Exactly the lines from the start of the data below through the line that contains "pos02_extra_y = [.046]" are to be copied, with pictures left out.

* begin *

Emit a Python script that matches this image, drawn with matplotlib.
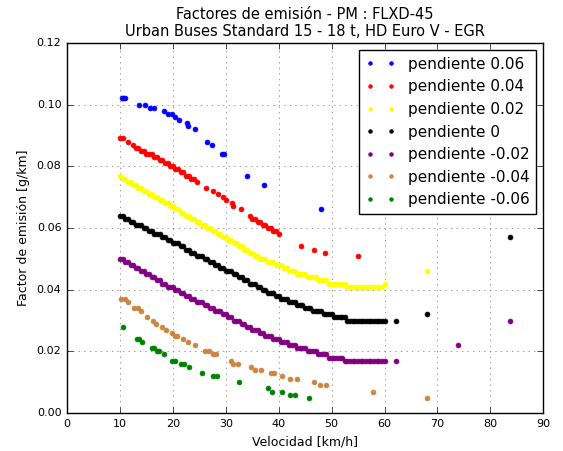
"""
Factores de emisión PM (FLXD-45) por pendiente: dispersión velocidad vs factor.
"""

import matplotlib
matplotlib.use("Agg")
import matplotlib.pyplot as plt

# ── Datos ──────────────────────────────────────────────────────────────

# velocidades comunes para las series densas (pendiente 0.02, 0, -0.02)
speed_grid = [
    10, 10.5, 11, 11.5, 12, 12.5, 13, 13.5, 14, 14.5,
    15, 15.5, 16, 16.5, 17, 17.5, 18, 18.5, 19, 19.5,
    20, 20.5, 21, 21.5, 22, 22.5, 23, 23.5, 24, 24.5,
    25, 25.5, 26, 26.5, 27, 27.5, 28, 28.5, 29, 29.5,
    30, 30.5, 31, 31.5, 32, 32.5, 33, 33.5, 34, 34.5,
    35, 35.5, 36, 36.5, 37, 37.5, 38, 38.5, 39, 39.5,
    40, 40.5, 41, 41.5, 42, 42.5, 43, 43.5, 44, 44.5,
    45, 45.5, 46, 46.5, 47, 47.5, 48, 48.5, 49, 49.5,
    50, 50.5, 51, 51.5, 52, 52.5, 53, 53.5, 54, 54.5,
    55, 55.5, 56, 56.5, 57, 57.5, 58, 58.5, 59, 59.5,
    60,
]

pos02_y = [
    .077, .076, .076, .075, .075, .074, .074, .073, .073, .072,
    .072, .071, .071, .070, .070, .069, .069, .068, .068, .067,
    .067, .066, .066, .065, .065, .064, .064, .063, .063, .062,
    .062, .061, .061, .060, .060, .059, .059, .058, .058, .057,
    .057, .056, .056, .055, .055, .054, .054, .053, .053, .052,
    .052, .051, .051, .050, .050, .050, .049, .049, .049, .048,
    .048, .048, .047, .047, .046, .046, .046, .045, .045, .045,
    .045, .044, .044, .044, .044, .043, .043, .043, .043, .042,
    .042, .042, .042, .042, .042, .042, .041, .041, .041, .041,
    .041, .041, .041, .041, .041, .041, .041, .041, .041, .041,
    .042,
]
pos02_extra_x = [68.0]
pos02_extra_y = [.046]

zero_y = [
    .064, .064, .063, .063, .062, .062, .061, .061, .061, .060,
    .060, .059, .059, .058, .058, .058, .057, .057, .056, .056,
    .055, .055, .055, .054, .054, .053, .053, .052, .052, .051,
    .051, .051, .050, .050, .049, .049, .048, .048, .047, .047,
    .046, .046, .046, .045, .045, .044, .044, .043, .043, .042,
    .042, .042, .041, .041, .040, .040, .039, .039, .039, .038,
    .038, .037, .037, .037, .036, .036, .036, .035, .035, .035,
    .034, .034, .034, .033, .033, .033, .033, .032, .032, .032,
    .032, .031, .031, .031, .031, .031, .030, .030, .030, .030,
    .030, .030, .030, .030, .030, .030, .030, .030, .030, .030,
    .030,
]
zero_extra_x = [62.2, 68.0, 83.8]
zero_extra_y = [.030, .032, .057]

neg02_y = [
    .050, .050, .049, .049, .048, .048, .047, .047, .046, .046,
    .045, .045, .044, .044, .043, .043, .042, .042, .041, .041,
    .041, .040, .040, .039, .039, .038, .038, .037, .037, .036,
    .036, .036, .035, .035, .034, .034, .033, .033, .033, .032,
    .032, .031, .031, .030, .030, .030, .029, .029, .028, .028,
    .027, .027, .027, .026, .026, .025, .025, .025, .024, .024,
    .024, .023, .023, .023, .022, .022, .022, .021, .021, .021,
    .021, .020, .020, .020, .020, .019, .019, .019, .019, .018,
    .018, .018, .018, .018, .018, .017, .017, .017, .017, .017,
    .017, .017, .017, .017, .017, .017, .017, .017, .017, .017,
    .017,
]
neg02_extra_x = [62.2, 73.8, 83.8]
neg02_extra_y = [.017, .022, .030]

pos06_x = [10.3, 10.6, 10.9, 13.6, 14.8, 15.6, 16.5, 18.3, 19.1, 19.9, 20.4,
           21.1, 22.7, 22.9, 24.2, 26.5, 27.4, 29.2, 29.7, 34.0, 37.2, 48.0]
pos06_y = [.102, .102, .102, .100, .100, .099, .099, .098, .097, .097, .096,
           .095, .094, .093, .092, .088, .087, .084, .084, .077, .074, .066]

pos04_x = [10, 10.5, 11.5, 12.5, 13, 13.5, 14, 14.5,
           15, 15.5, 16, 16.5, 17, 17.5, 18, 18.5, 19, 19.5,
           20, 20.5, 21, 21.5, 22, 22.5, 23, 23.5, 24, 24.5,
           26.2, 27.6, 28.5, 29.4, 30.1, 31.1, 31.3, 32.8,
           34.5, 35, 35.5, 36, 36.5, 37, 37.5, 38, 38.5, 39, 39.5, 40,
           44.3, 46.7, 48.7, 55.0]
pos04_y = [.089, .089, .088, .087, .086, .086, .085, .085,
           .084, .084, .084, .083, .083, .082, .082, .081, .081, .080,
           .080, .079, .079, .078, .078, .077, .077, .076, .076, .075,
           .073, .072, .071, .070, .069, .068, .067, .066,
           .064, .063, .063, .062, .062, .061, .061, .060, .060, .059, .059, .058,
           .054, .053, .052, .051]

neg04_x = [10.2, 10.9, 11.6, 12.6, 13.5, 14.0, 15.2, 16.3, 16.8, 17.9, 18.8,
           19.8, 20.4, 20.8, 21.9, 22.9, 24.2, 26.0, 26.8, 27.6, 28.2, 30.9,
           31.4, 32.3, 34.8, 35.5, 36.7, 38.6, 39.2, 40.7, 42.2, 43.5, 46.7,
           47.9, 49.0, 57.9, 68.1]
neg04_y = [.037, .037, .036, .034, .034, .033, .031, .030, .029, .028, .027,
           .026, .025, .025, .024, .023, .022, .020, .020, .019, .019, .017,
           .016, .016, .015, .014, .014, .013, .013, .012, .011, .011, .010,
           .009, .009, .007, .005]

neg06_x = [10.5, 13.2, 13.6, 14.2, 16.0, 16.4, 17.0, 17.4, 18.4, 19.9, 20.4,
           21.5, 22.1, 23.1, 25.6, 27.6, 28.4, 32.5, 38.0, 38.8, 40.6, 42.2,
           43.0, 45.7]
neg06_y = [.028, .024, .024, .023, .021, .021, .020, .020, .019, .017, .017,
           .016, .016, .015, .013, .012, .012, .010, .008, .007, .007, .006,
           .006, .005]

labels = ["pendiente 0.06", "pendiente 0.04", "pendiente 0.02", "pendiente 0",
          "pendiente -0.02", "pendiente -0.04", "pendiente -0.06"]
colors = ["blue", "red", "yellow", "black", "purple", "peru", "green"]

# ── Figura ─────────────────────────────────────────────────────────────

plt.style.use("classic")

series = [
    (pos06_x, pos06_y),
    (pos04_x, pos04_y),
    (speed_grid + pos02_extra_x, pos02_y + pos02_extra_y),
    (speed_grid + zero_extra_x, zero_y + zero_extra_y),
    (speed_grid + neg02_extra_x, neg02_y + neg02_extra_y),
    (neg04_x, neg04_y),
    (neg06_x, neg06_y),
]

fig = plt.figure(figsize=(5.63, 4.51), dpi=100, facecolor="white")
ax = fig.add_axes([0.119, 0.084, 0.846, 0.821])

for (xs, ys), label, color in zip(series, labels, colors):
    ax.plot(xs, ys, ".", color=color, markeredgecolor=color,
            markersize=7, label=label)

ax.set_xlim(0, 90)
ax.set_ylim(0, 0.12)
ax.set_xticks(range(0, 91, 10))
ax.set_yticks([0, 0.02, 0.04, 0.06, 0.08, 0.10, 0.12])
ax.tick_params(labelsize=8)
ax.grid(True, color="0.55", linestyle=":", linewidth=0.6)
ax.set_axisbelow(True)

ax.set_title("Factores de emisión - PM : FLXD-45\n"
             "Urban Buses Standard 15 - 18 t, HD Euro V - EGR", fontsize=10.5)
ax.set_xlabel("Velocidad [km/h]", fontsize=9)
ax.set_ylabel("Factor de emisión [g/km]", fontsize=9)
leg = ax.legend(loc="upper right", numpoints=2, fontsize=11, markerscale=0.75)

fig.savefig("out.png", dpi=100, facecolor="white")
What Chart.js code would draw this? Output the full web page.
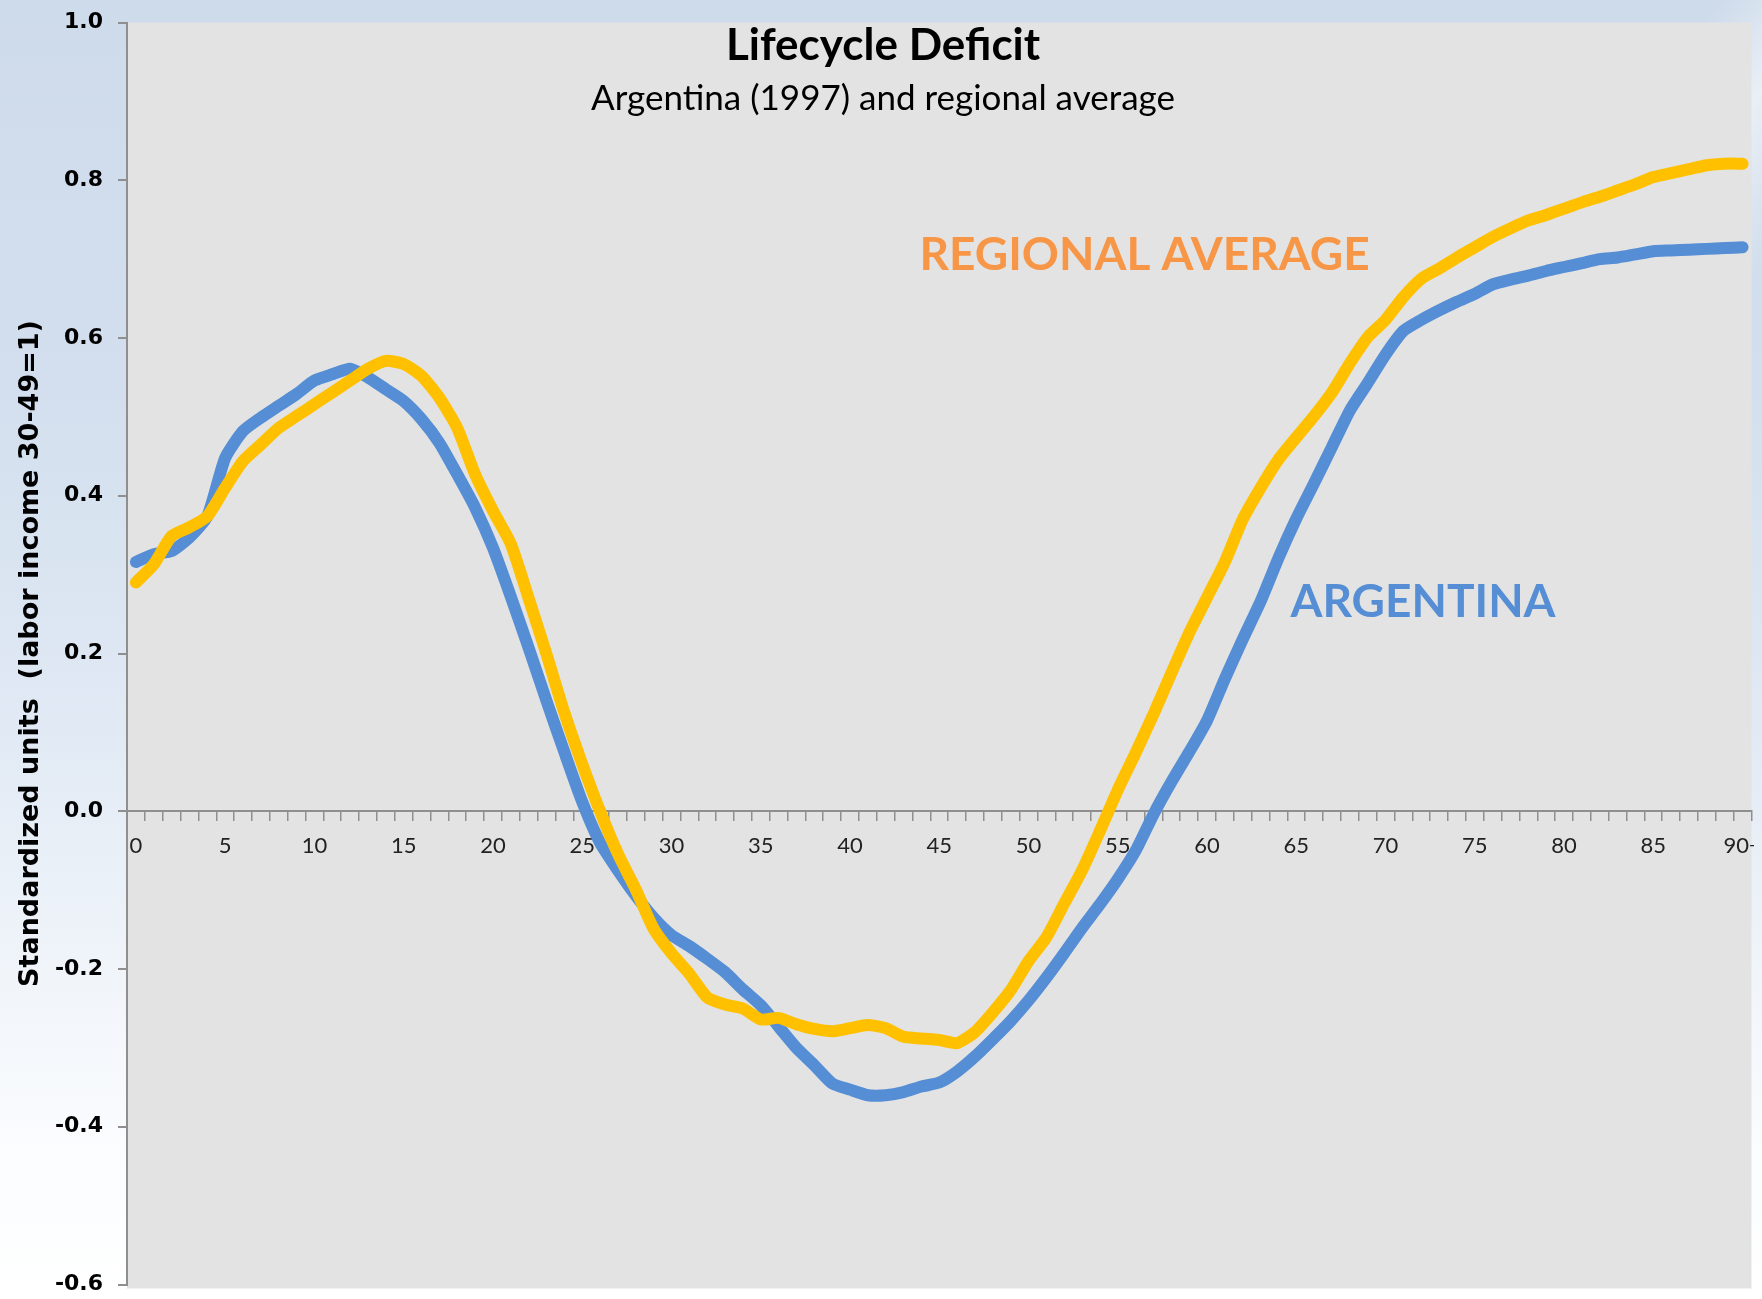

* end *

■ **Expected answer**:
Emit a Python script that matches this image, drawn with matplotlib.
"""
Factores de emisión PM (FLXD-45) por pendiente: dispersión velocidad vs factor.
"""

import matplotlib
matplotlib.use("Agg")
import matplotlib.pyplot as plt

# ── Datos ──────────────────────────────────────────────────────────────

# velocidades comunes para las series densas (pendiente 0.02, 0, -0.02)
speed_grid = [
    10, 10.5, 11, 11.5, 12, 12.5, 13, 13.5, 14, 14.5,
    15, 15.5, 16, 16.5, 17, 17.5, 18, 18.5, 19, 19.5,
    20, 20.5, 21, 21.5, 22, 22.5, 23, 23.5, 24, 24.5,
    25, 25.5, 26, 26.5, 27, 27.5, 28, 28.5, 29, 29.5,
    30, 30.5, 31, 31.5, 32, 32.5, 33, 33.5, 34, 34.5,
    35, 35.5, 36, 36.5, 37, 37.5, 38, 38.5, 39, 39.5,
    40, 40.5, 41, 41.5, 42, 42.5, 43, 43.5, 44, 44.5,
    45, 45.5, 46, 46.5, 47, 47.5, 48, 48.5, 49, 49.5,
    50, 50.5, 51, 51.5, 52, 52.5, 53, 53.5, 54, 54.5,
    55, 55.5, 56, 56.5, 57, 57.5, 58, 58.5, 59, 59.5,
    60,
]

pos02_y = [
    .077, .076, .076, .075, .075, .074, .074, .073, .073, .072,
    .072, .071, .071, .070, .070, .069, .069, .068, .068, .067,
    .067, .066, .066, .065, .065, .064, .064, .063, .063, .062,
    .062, .061, .061, .060, .060, .059, .059, .058, .058, .057,
    .057, .056, .056, .055, .055, .054, .054, .053, .053, .052,
    .052, .051, .051, .050, .050, .050, .049, .049, .049, .048,
    .048, .048, .047, .047, .046, .046, .046, .045, .045, .045,
    .045, .044, .044, .044, .044, .043, .043, .043, .043, .042,
    .042, .042, .042, .042, .042, .042, .041, .041, .041, .041,
    .041, .041, .041, .041, .041, .041, .041, .041, .041, .041,
    .042,
]
pos02_extra_x = [68.0]
pos02_extra_y = [.046]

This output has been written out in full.